Felix the Kiwi, our clipped yew, may be succumbing

Felix the Kiwi, our clipped yew, may be succumbing

Tikorangi Notes: Friday March 2, 2012

Latest posts Friday March 2, 2012

1) Space limitations in the Waikato Times this week means there is only one new post from there at this time – Gardening with grasses. Shun the contrived use of dwarf grasses forced into an unnatural role as an edger but use them instead in mixed plantings with perennials with a debt to the prairie style of gardening.

2) Judging by the visitor statistics to my website this week, it seems unlikely that anyone has missed the piece on what looks mighty like plagiarism + Penguin + Sally Cameron + Tui garden guides Round Two – More bad Penguin.
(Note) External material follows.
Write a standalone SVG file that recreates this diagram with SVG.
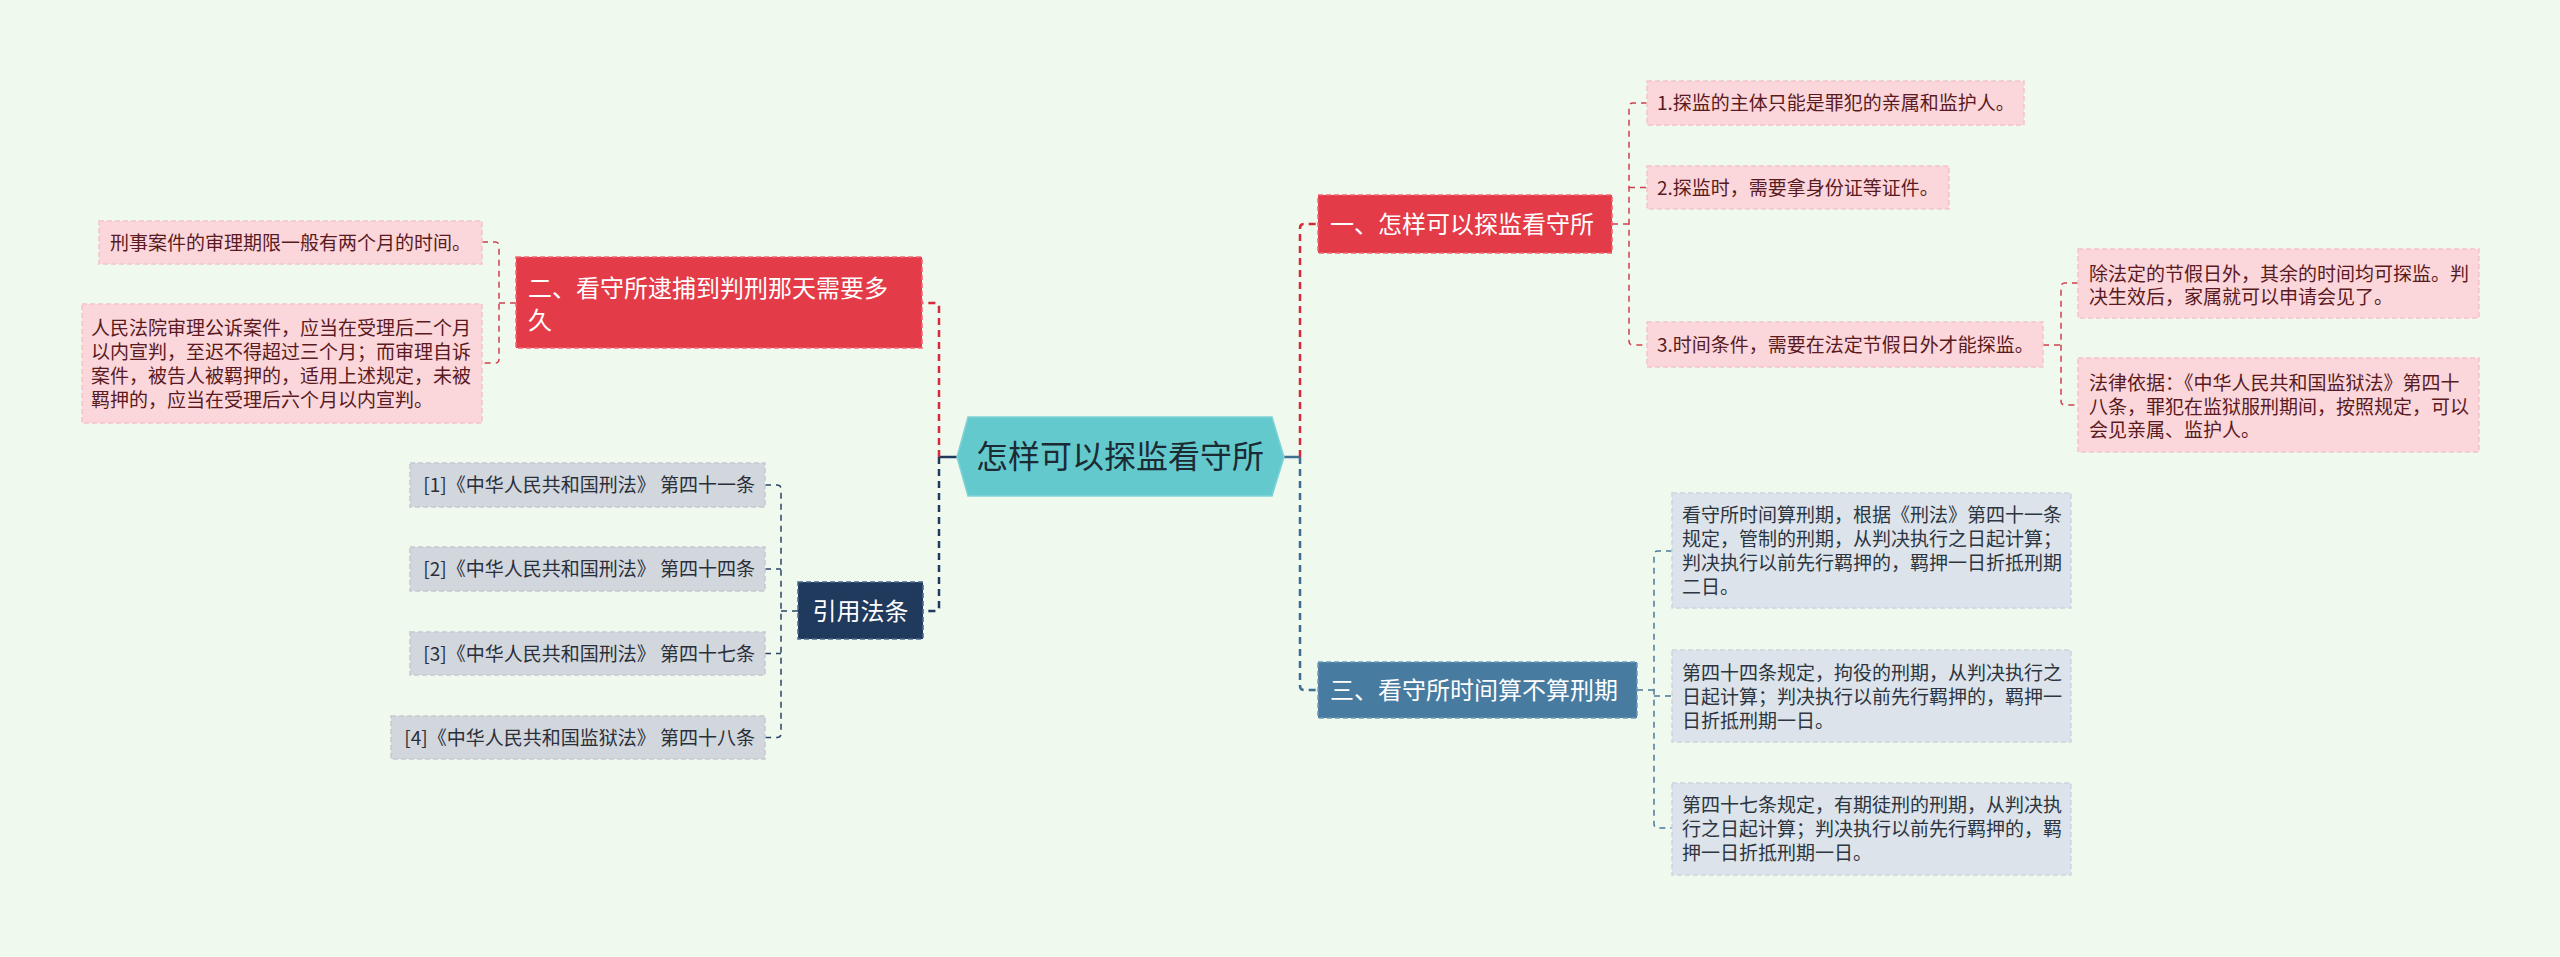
<svg xmlns="http://www.w3.org/2000/svg" width="2560" height="957" viewBox="0 0 2560 957">
<style>
text{font-family:"Noto Sans CJK SC","Noto Sans",sans-serif;}
.bg{fill:#eff9ee;}
.red{fill:#e43b48;stroke:#f26673;stroke-width:1.5;stroke-dasharray:5 3;}
.steel{fill:#487ba0;stroke:#6f9bbb;stroke-width:1.5;stroke-dasharray:5 3;}
.navy{fill:#1f3a5c;stroke:#4d6a8c;stroke-width:1.5;stroke-dasharray:5 3;}
.pink{fill:#fbd6da;stroke:#f6c3c8;stroke-width:1.5;stroke-dasharray:5 3;}
.bleaf{fill:#dce3ea;stroke:#ccd6df;stroke-width:1.5;stroke-dasharray:5 3;}
.gleaf{fill:#d2d6dd;stroke:#c4c9d2;stroke-width:1.5;stroke-dasharray:5 3;}
.wt{fill:#ffffff;font-size:24px;}
.pt{fill:#5a1a22;font-size:19px;}
.bt{fill:#2c3540;font-size:19px;}
.gt{fill:#2a2f3a;font-size:19px;}
.c{fill:none;stroke-linecap:butt;}
.cr{stroke:#d42a3c;stroke-width:2.5;stroke-dasharray:7 5;}
.cs{stroke:#3e6e90;stroke-width:2.5;stroke-dasharray:7 5;}
.cn{stroke:#1f3a5c;stroke-width:2.5;stroke-dasharray:7 5;}
.lr{stroke:#d0404f;stroke-width:1.5;stroke-dasharray:6 5;}
.ls{stroke:#4a7a9a;stroke-width:1.5;stroke-dasharray:6 5;}
.ln{stroke:#2a4466;stroke-width:1.5;stroke-dasharray:6 5;}
</style>
<rect class="bg" x="0" y="0" width="2560" height="957"/>

<g id="connectors">
  <!-- center right -->
  <path class="c" d="M1284 457 H1300" stroke="#3e6e90" stroke-width="2.5"/>
  <path class="c cr" d="M1300 457 V228 Q1300 224 1304 224 H1318"/>
  <path class="c cs" d="M1300 457 V686 Q1300 690 1304 690 H1318"/>
  <!-- center left -->
  <path class="c" d="M957 457 H939" stroke="#1f3a5c" stroke-width="2.5"/>
  <path class="c cr" d="M939 457 V307 Q939 303 935 303 H922"/>
  <path class="c cn" d="M939 457 V607 Q939 611 935 611 H923"/>
  <!-- section 1 leaves -->
  <path class="c lr" d="M1612 224 H1629"/>
  <path class="c lr" d="M1647 103 H1633 Q1629 103 1629 107 V341 Q1629 345 1633 345 H1647"/>
  <path class="c lr" d="M1629 187.5 H1647"/>
  <!-- sub leaves -->
  <path class="c lr" d="M2043 345 H2061"/>
  <path class="c lr" d="M2078 283 H2065 Q2061 283 2061 287 V401 Q2061 405 2065 405 H2078"/>
  <!-- section 3 leaves -->
  <path class="c ls" d="M1637 690 H1654"/>
  <path class="c ls" d="M1672 551 H1658 Q1654 551 1654 555 V824 Q1654 828 1658 828 H1672"/>
  <path class="c ls" d="M1654 696 H1672"/>
  <!-- section 2 leaves -->
  <path class="c lr" d="M516 303 H499"/>
  <path class="c lr" d="M482 242 H495 Q499 242 499 246 V359 Q499 363 495 363 H482"/>
  <!-- refs -->
  <path class="c ln" d="M798 611 H781"/>
  <path class="c ln" d="M765 485 H777 Q781 485 781 489 V733.5 Q781 737.5 777 737.5 H765"/>
  <path class="c ln" d="M765 569 H781"/>
  <path class="c ln" d="M765 653.5 H781"/>
</g>

<g id="center">
  <polygon points="957,457 968,417 1272,417 1284,457 1272,496 968,496" fill="#63c9cd" stroke="#7fd3d6" stroke-width="1.5"/>
  <text x="1120" y="468" font-size="32" fill="#1c2b33" text-anchor="middle">怎样可以探监看守所</text>
</g>

<g id="sec1">
  <rect class="red" x="1318" y="195" width="294" height="58"/>
  <text class="wt" x="1330" y="233">一、怎样可以探监看守所</text>
</g>
<g id="sec1-leaf1">
  <rect class="pink" x="1647" y="81" width="377" height="44"/>
  <text class="pt" x="1657" y="110">1.探监的主体只能是罪犯的亲属和监护人。</text>
</g>
<g id="sec1-leaf2">
  <rect class="pink" x="1647" y="166" width="302" height="43"/>
  <text class="pt" x="1657" y="194.5">2.探监时，需要拿身份证等证件。</text>
</g>
<g id="sec1-leaf3">
  <rect class="pink" x="1647" y="322" width="396" height="45"/>
  <text class="pt" x="1657" y="351.5">3.时间条件，需要在法定节假日外才能探监。</text>
</g>
<g id="sub-a">
  <rect class="pink" x="2078" y="249" width="401" height="69"/>
  <text class="pt" x="2089" y="281">除法定的节假日外，其余的时间均可探监。判</text>
  <text class="pt" x="2089" y="304">决生效后，家属就可以申请会见了。</text>
</g>
<g id="sub-b">
  <rect class="pink" x="2078" y="358" width="401" height="94"/>
  <text class="pt" x="2089" y="390">法律依据：《中华人民共和国监狱法》第四十</text>
  <text class="pt" x="2089" y="413.5">八条，罪犯在监狱服刑期间，按照规定，可以</text>
  <text class="pt" x="2089" y="437">会见亲属、监护人。</text>
</g>

<g id="sec3">
  <rect class="steel" x="1318" y="662" width="319" height="56"/>
  <text class="wt" x="1330" y="699">三、看守所时间算不算刑期</text>
</g>
<g id="sec3-leaf1">
  <rect class="bleaf" x="1672" y="493" width="399" height="115"/>
  <text class="bt" x="1682" y="522">看守所时间算刑期，根据《刑法》第四十一条</text>
  <text class="bt" x="1682" y="546">规定，管制的刑期，从判决执行之日起计算；</text>
  <text class="bt" x="1682" y="570">判决执行以前先行羁押的，羁押一日折抵刑期</text>
  <text class="bt" x="1682" y="594">二日。</text>
</g>
<g id="sec3-leaf2">
  <rect class="bleaf" x="1672" y="650" width="399" height="92"/>
  <text class="bt" x="1682" y="680">第四十四条规定，拘役的刑期，从判决执行之</text>
  <text class="bt" x="1682" y="704">日起计算；判决执行以前先行羁押的，羁押一</text>
  <text class="bt" x="1682" y="728">日折抵刑期一日。</text>
</g>
<g id="sec3-leaf3">
  <rect class="bleaf" x="1672" y="783" width="399" height="92"/>
  <text class="bt" x="1682" y="812">第四十七条规定，有期徒刑的刑期，从判决执</text>
  <text class="bt" x="1682" y="836">行之日起计算；判决执行以前先行羁押的，羁</text>
  <text class="bt" x="1682" y="860">押一日折抵刑期一日。</text>
</g>

<g id="sec2">
  <rect class="red" x="516" y="257" width="406" height="91"/>
  <text class="wt" x="528" y="297">二、看守所逮捕到判刑那天需要多</text>
  <text class="wt" x="528" y="329">久</text>
</g>
<g id="sec2-leaf1">
  <rect class="pink" x="99" y="221" width="383" height="43"/>
  <text class="pt" x="110" y="249.5" font-size="18.5">刑事案件的审理期限一般有两个月的时间。</text>
</g>
<g id="sec2-leaf2">
  <rect class="pink" x="82" y="304" width="400" height="119"/>
  <text class="pt" x="91" y="334.5">人民法院审理公诉案件，应当在受理后二个月</text>
  <text class="pt" x="91" y="358.5">以内宣判，至迟不得超过三个月；而审理自诉</text>
  <text class="pt" x="91" y="382.5">案件，被告人被羁押的，适用上述规定，未被</text>
  <text class="pt" x="91" y="406.5">羁押的，应当在受理后六个月以内宣判。</text>
</g>

<g id="refs">
  <rect class="navy" x="798" y="582" width="125" height="57"/>
  <text class="wt" x="860.5" y="619.5" text-anchor="middle">引用法条</text>
</g>
<g id="ref1">
  <rect class="gleaf" x="410" y="463" width="355" height="44"/>
  <text class="gt" x="755" y="492" text-anchor="end">[1]《中华人民共和国刑法》 第四十一条</text>
</g>
<g id="ref2">
  <rect class="gleaf" x="410" y="547" width="355" height="44"/>
  <text class="gt" x="755" y="576" text-anchor="end">[2]《中华人民共和国刑法》 第四十四条</text>
</g>
<g id="ref3">
  <rect class="gleaf" x="410" y="632" width="355" height="43"/>
  <text class="gt" x="755" y="660.5" text-anchor="end">[3]《中华人民共和国刑法》 第四十七条</text>
</g>
<g id="ref4">
  <rect class="gleaf" x="391" y="716" width="374" height="43"/>
  <text class="gt" x="755" y="744.5" text-anchor="end">[4]《中华人民共和国监狱法》 第四十八条</text>
</g>
</svg>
It resulted in an immediate recall of a second book in the series (Tui NZ Vegetable Garden). There seems to be a bit of debate about whether it is entirely the author’s fault or whether the publisher must also bear some of the blame. Frankly, I think Penguin has to take some of responsibility – at the very least for choosing such an ill equipped author in the first place. Too many corners cut in trying to get that series of books onto the market.

3) In the absence of other original posts all I can do is to recommend a YouTube clip which was the source of great delight to me this week. A lawnmower who learns to dream big. And in case you think that was computer generated trickery, we have the rather more mundane clip which shows it is … real. Remote controlled flying lawnmower.
We are not optimistic that our Walker mower has the capacity to fly.

Nerine filifolia

Nerine filifolia

Looking out the window this morning at the swimming pool, Mark commented that clearly the swimming season was over for the summer and at least I had had a swimming season whereas he had not even been in this year! The only consolation about the most disappointing summer we can ever recall is that we were not alone. Most of the country has been similarly afflicted and indeed, our daughters in Sydney and Canberra tell us the same thing! Shared disappointments are so much easier to cope with. And gardeners move on. Autumn is here. The autumn bulbs are starting – Haemanthus coccineus with its red paintbrush blooms, the lovely blue Moraea polystachya, cyclamen, Rhodophiala bifida and the first of the nerines. Nerine filifolia is evergreen with us and is simply the daintiest, most charming little rockery nerine you are likely to see. I potted some to sell a couple of years ago and not a soul wanted to buy them so these days we just keep them to delight ourselves.